* **Data provided**:
+ + + + + + +
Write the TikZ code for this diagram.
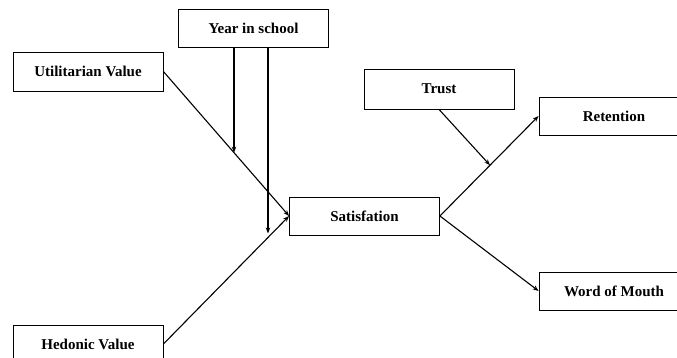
\documentclass[tikz,border=0pt]{standalone}
\usepackage{fontspec}
\setmainfont{Liberation Serif}
\usetikzlibrary{arrows.meta,calc}
\begin{document}
\begin{tikzpicture}[x=1pt,y=-1pt,
  box/.style={draw, line width=0.8pt, minimum width=150pt, minimum height=38pt, inner sep=0pt, font=\fontsize{15}{17}\selectfont\bfseries},
  conn/.style={line width=1.1pt, -{Stealth[length=6pt,width=4.5pt]}}]
\useasboundingbox (0,0) rectangle (677,358);
\clip (0,0) rectangle (677,358);
\node[box] (yis) at (253.5,28.5) {Year in school};
\node[box, minimum height=39pt] (uv) at (88,71.5) {Utilitarian Value};
\node[box] (hv) at (88,344) {Hedonic Value};
\node[box] (sat) at (364.5,216) {Satisfation};
\node[box, minimum height=40pt] (tr) at (439,89) {Trust};
\node[box] (ret) at (614,116) {Retention};
\node[box] (wom) at (614,291) {Word of Mouth};
\coordinate (m1) at (intersection of uv.east--sat.west and 234,0--234,400);
\coordinate (m2) at (intersection of hv.east--sat.west and 268,0--268,400);
\coordinate (m3) at (intersection of sat.east--ret.west and 490,0--490,400);
\coordinate (y1) at (yis.south -| m1);
\coordinate (y2) at (yis.south -| m2);
\draw[conn] (uv.east) -- (sat.west);
\draw[conn] (hv.east) -- (sat.west);
\draw[conn] (y1) -- (m1);
\draw[conn] (y2) -- ($(m2)+(0,-4)$);
\draw[conn] (tr.south) -- (m3);
\draw[conn] (sat.east) -- (ret.west);
\draw[conn] (sat.east) -- (wom.west);
\end{tikzpicture}
\end{document}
+ + + + + + +
* **Goal**: Drop the images and repeat the data exactly.

* **Written answer**:
Write the TikZ code for this diagram.
\documentclass[tikz,border=0pt]{standalone}
\usepackage{fontspec}
\setmainfont{Liberation Serif}
\usetikzlibrary{arrows.meta,calc}
\begin{document}
\begin{tikzpicture}[x=1pt,y=-1pt,
  box/.style={draw, line width=0.8pt, minimum width=150pt, minimum height=38pt, inner sep=0pt, font=\fontsize{15}{17}\selectfont\bfseries},
  conn/.style={line width=1.1pt, -{Stealth[length=6pt,width=4.5pt]}}]
\useasboundingbox (0,0) rectangle (677,358);
\clip (0,0) rectangle (677,358);
\node[box] (yis) at (253.5,28.5) {Year in school};
\node[box, minimum height=39pt] (uv) at (88,71.5) {Utilitarian Value};
\node[box] (hv) at (88,344) {Hedonic Value};
\node[box] (sat) at (364.5,216) {Satisfation};
\node[box, minimum height=40pt] (tr) at (439,89) {Trust};
\node[box] (ret) at (614,116) {Retention};
\node[box] (wom) at (614,291) {Word of Mouth};
\coordinate (m1) at (intersection of uv.east--sat.west and 234,0--234,400);
\coordinate (m2) at (intersection of hv.east--sat.west and 268,0--268,400);
\coordinate (m3) at (intersection of sat.east--ret.west and 490,0--490,400);
\coordinate (y1) at (yis.south -| m1);
\coordinate (y2) at (yis.south -| m2);
\draw[conn] (uv.east) -- (sat.west);
\draw[conn] (hv.east) -- (sat.west);
\draw[conn] (y1) -- (m1);
\draw[conn] (y2) -- ($(m2)+(0,-4)$);
\draw[conn] (tr.south) -- (m3);
\draw[conn] (sat.east) -- (ret.west);
\draw[conn] (sat.east) -- (wom.west);
\end{tikzpicture}
\end{document}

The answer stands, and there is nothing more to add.